The crowd and attending journalists were indeed spellbound by Mladenovic's unique style and relentless variety, focusing on one shot in particular.
"Did I really play that many drop shots?" she asked a reporter, "Because everybody is talking to me about my drop shots.
"It's true that maybe it's unusual for people to see them, but that's something about my game. It's not that easy in women's tennis because everybody is playing a very solid, deep, fast game, but as you probably know, I'm also great doubles player.
"I've been working on things, trying to bring something new to surprise players. I love volleys, drop shots, but it's not that easy, so I'm really trying to use it on the right moments so I can win the point. I'm happy that people like it, that it's different. It works out for me."
For Halep, it was a disappointing defeat, one that likely compounded the losses suffered only a few weeks earlier in Paris.

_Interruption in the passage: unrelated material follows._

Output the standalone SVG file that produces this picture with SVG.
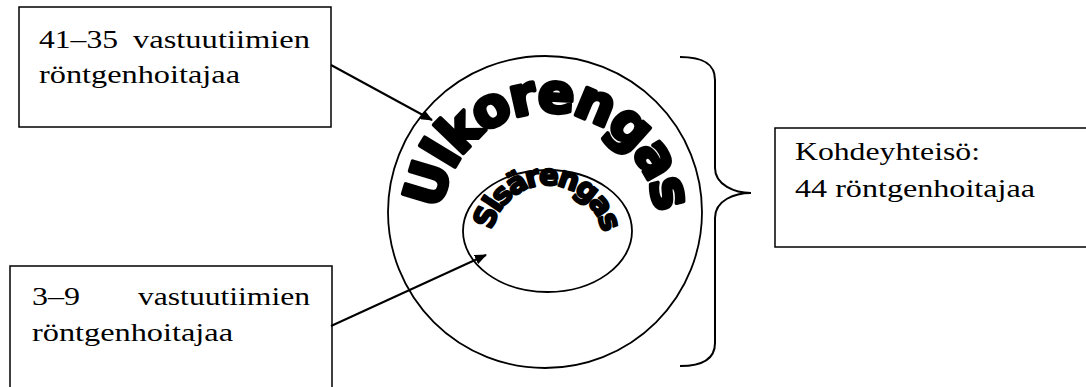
<svg xmlns="http://www.w3.org/2000/svg" width="1086" height="387" viewBox="0 0 1086 387">
<style>
.box{fill:#fff;stroke:#000;stroke-width:1.5}
.lbl{font-family:"Liberation Serif","Times New Roman",serif;font-size:25px;fill:#000}
.ring{fill:none;stroke:#000;stroke-width:1.8}
.conn{fill:none;stroke:#000;stroke-width:2}
.art{font-family:"DejaVu Sans",sans-serif;font-weight:bold;fill:#000;stroke:#000;stroke-linejoin:round}
</style>
<defs>
<marker id="ah" viewBox="0 0 12 10" refX="11" refY="5" markerWidth="12" markerHeight="10" markerUnits="userSpaceOnUse" orient="auto">
<path d="M0,0 L12,5 L0,10 z" fill="#000"/>
</marker>
<path id="outerArc" d="M440,224 A108,112 0 0 1 656,224"/>
<path id="innerArc" d="M490,246 A57,61 0 0 1 604,246"/>
</defs>
<g id="rings">
<ellipse class="ring" cx="545" cy="212" rx="157" ry="156"/>
<ellipse class="ring" cx="547.5" cy="231" rx="84.5" ry="61"/>
<text class="art" font-size="54" stroke-width="4" letter-spacing="-2.5"><textPath href="#outerArc" startOffset="50%" text-anchor="middle">Ulkorengas</textPath></text>
<text class="art" font-size="29" stroke-width="2.2" letter-spacing="-2.6"><textPath href="#innerArc" startOffset="50%" text-anchor="middle">Sisärengas</textPath></text>
</g>
<g id="box1">
<rect class="box" x="19" y="7" width="312" height="120"/>
<text class="lbl" x="39" y="48" textLength="79" lengthAdjust="spacingAndGlyphs">41–35</text>
<text class="lbl" x="133" y="48" textLength="177" lengthAdjust="spacingAndGlyphs">vastuutiimien</text>
<text class="lbl" x="39" y="83" textLength="201" lengthAdjust="spacingAndGlyphs">röntgenhoitajaa</text>
</g>
<g id="box2">
<rect class="box" x="10" y="266" width="322" height="122"/>
<text class="lbl" x="32" y="305" textLength="48" lengthAdjust="spacingAndGlyphs">3–9</text>
<text class="lbl" x="138" y="305" textLength="172" lengthAdjust="spacingAndGlyphs">vastuutiimien</text>
<text class="lbl" x="32" y="341" textLength="201" lengthAdjust="spacingAndGlyphs">röntgenhoitajaa</text>
</g>
<g id="box3">
<rect class="box" x="775" y="128" width="320" height="119"/>
<text class="lbl" x="795" y="160" textLength="185" lengthAdjust="spacingAndGlyphs">Kohdeyhteisö:</text>
<text class="lbl" x="795" y="197" textLength="240" lengthAdjust="spacingAndGlyphs">44 röntgenhoitajaa</text>
</g>
<g id="brace">
<path class="conn" d="M680,57 C700,57 715,62 715,80 L715,168 C715,185 735,193 751,193 C735,193 715,200 715,218 L715,343 C715,360 700,366 680,366"/>
</g>
<g id="connectors">
<line class="conn" x1="331" y1="65" x2="432" y2="120" marker-end="url(#ah)"/>
<line class="conn" x1="331" y1="326" x2="486" y2="255" marker-end="url(#ah)"/>
</g>
</svg>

"On clay I had pressure and I couldn't handle it," she admitted. "I played bad and I couldn't feel like relaxed on court. That was a bad thing."

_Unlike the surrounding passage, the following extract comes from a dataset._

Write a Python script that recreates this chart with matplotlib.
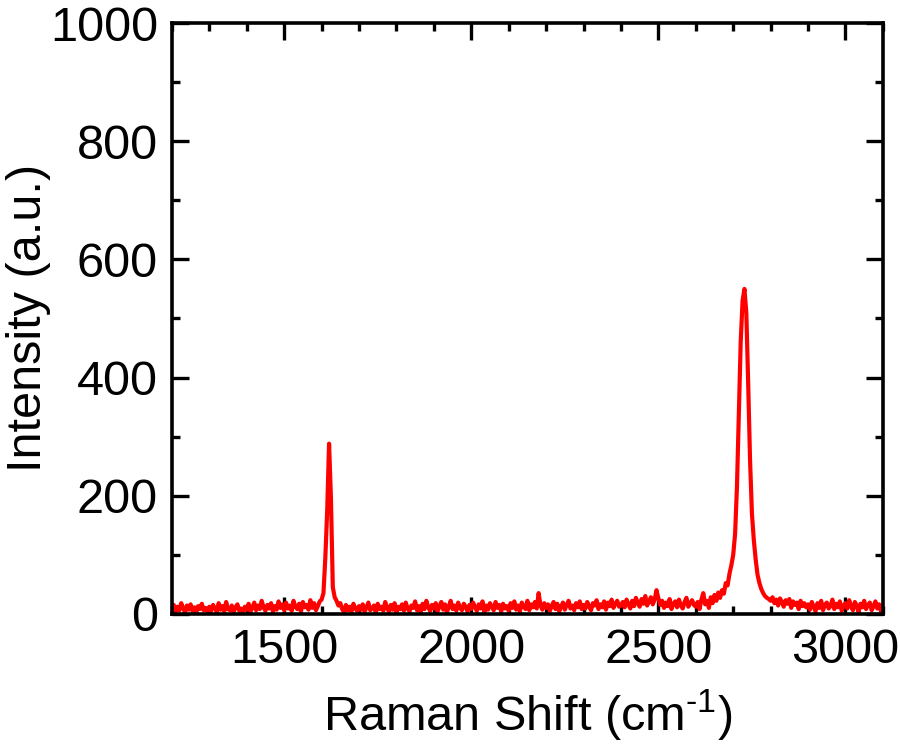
import numpy as np
import matplotlib
matplotlib.use("Agg")
import matplotlib.pyplot as plt
from matplotlib.ticker import MultipleLocator

plt.rcParams['font.family'] = ['Liberation Sans', 'DejaVu Sans']
plt.rcParams['mathtext.fontset'] = 'custom'
plt.rcParams['mathtext.rm'] = 'Liberation Sans'
plt.rcParams['mathtext.it'] = 'Liberation Sans'

# Raman shift grid, cm^-1 (5 cm^-1 step, 1200..3100)
shift = np.arange(1200, 3101, 5)

# intensity, one row per 100 cm^-1
intensity = [
    8, 15, 4, 12, 6, 18, 9, 3, 14, 7, 16, 5, 11, 2, 13, 8, 17, 6, 10, 4,          # 1200
    12, 5, 15, 9, 3, 18, 7, 13, 4, 20, 8, 6, 14, 3, 11, 16, 5, 9, 2, 12,          # 1300
    7, 17, 4, 10, 19, 6, 14, 8, 22, 11, 5, 15, 9, 18, 4, 13, 7, 21, 10, 16,       # 1400
    6, 19, 9, 14, 5, 22, 12, 8, 17, 4, 20, 11, 15, 7, 23, 10, 18, 6, 13, 21,      # 1500
    24, 35, 95, 175, 288, 195, 45, 28, 22, 14, 18, 8, 3, 15, 6, 12, 4, 17, 9, 5,  # 1600
    13, 7, 16, 3, 11, 19, 6, 9, 14, 2, 17, 8, 12, 5, 20, 10, 4, 15, 7, 18,        # 1700
    3, 12, 8, 16, 5, 19, 9, 4, 14, 10, 21, 6, 13, 3, 17, 8, 22, 11, 5, 15,        # 1800
    9, 18, 4, 13, 20, 7, 16, 3, 12, 22, 8, 14, 5, 19, 10, 6, 17, 12, 4, 15,       # 1900
    8, 19, 11, 5, 16, 9, 21, 3, 14, 7, 18, 12, 6, 20, 10, 15, 4, 17, 9, 13,       # 2000
    5, 18, 10, 21, 7, 14, 4, 19, 12, 8, 22, 6, 16, 11, 20, 9, 35, 14, 7, 18,      # 2100
    10, 16, 5, 13, 20, 8, 17, 4, 12, 19, 7, 15, 22, 9, 14, 6, 18, 11, 21, 8,      # 2200
    15, 9, 20, 12, 6, 18, 14, 23, 8, 16, 11, 21, 7, 19, 13, 24, 10, 17, 22, 12,   # 2300
    14, 20, 11, 24, 16, 9, 22, 13, 27, 18, 12, 25, 17, 30, 14, 21, 28, 16, 24, 40,  # 2400
    26, 15, 22, 10, 19, 13, 25, 8, 17, 21, 11, 24, 14, 9, 20, 27, 12, 18, 23, 15,   # 2500
    12, 20, 8, 24, 35, 16, 22, 10, 28, 18, 32, 22, 36, 27, 40, 34, 52, 48, 68, 82,  # 2600
    100, 135, 215, 340, 460, 530, 550, 510, 390, 260, 170, 125, 92, 66, 52, 42, 35, 30, 27, 25,  # 2700
    22, 28, 18, 24, 14, 26, 20, 12, 23, 17, 25, 10, 21, 15, 19, 8, 22, 13, 18, 11,  # 2800
    16, 7, 20, 12, 4, 18, 10, 22, 6, 15, 19, 9, 13, 24, 8, 17, 11, 21, 5, 14,       # 2900
    18, 9, 23, 12, 6, 20, 14, 3, 17, 11, 22, 8, 15, 19, 6, 13, 21, 9, 16, 4, 12,    # 3000
]

fig = plt.figure(figsize=(9, 7.44), dpi=100)
ax = fig.add_axes([0.191, 0.175, 0.790, 0.794])

ax.plot(shift, intensity, color='red', lw=3)

ax.set_xlim(1200, 3100)
ax.set_ylim(0, 1000)
ax.xaxis.set_major_locator(MultipleLocator(500))
ax.xaxis.set_minor_locator(MultipleLocator(100))
ax.yaxis.set_major_locator(MultipleLocator(200))
ax.yaxis.set_minor_locator(MultipleLocator(100))

ax.tick_params(which='both', direction='in', top=True, right=True, width=2.4,
               labelsize=35)
ax.tick_params(which='major', length=12, pad=10)
ax.tick_params(which='minor', length=6)
for sp in ax.spines.values():
    sp.set_linewidth(2.6)

ax.set_xlabel('Raman Shift (cm$^{\\text{-1}}$)', fontsize=35, labelpad=11)
ax.set_ylabel('Intensity (a.u.)', fontsize=35, labelpad=-1)

fig.savefig('out.png', dpi=100)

WHAT IT MEANT: Pressure followed Halep, who announced a split with former coach Victor Ionita after Birmingham, to the All England Club, where she took another three-set loss, this time to an inspired Jana Cepelova.
She soon regrouped for the US summer hardcourt swing, with coach Darren Cahill now at the helm. She kicked off the US Open Series with a first Rogers Cup final and continued that momentum at the Western & Southern Open, avenging the loss to Mladenovic en route to the championship match, where she fell to World No.1 Serena Williams.
Halep would conquer Williams and grass courts in one fell swoop in 2019, shocking the 23-time Grand Slam champion at Wimbledon last summer for her second major title.
As for Mladenovic, the Frenchwoman continued surging through the summer, falling just short of the second week at Wimbledon and making her first Grand Slam singles quarterfinal at the US Open, upsetting Ekaterina Makrova in a thrilling Arthur Ashe Stadium night match that featured some more audacious shotmaking, including an especially memorable 'tweener.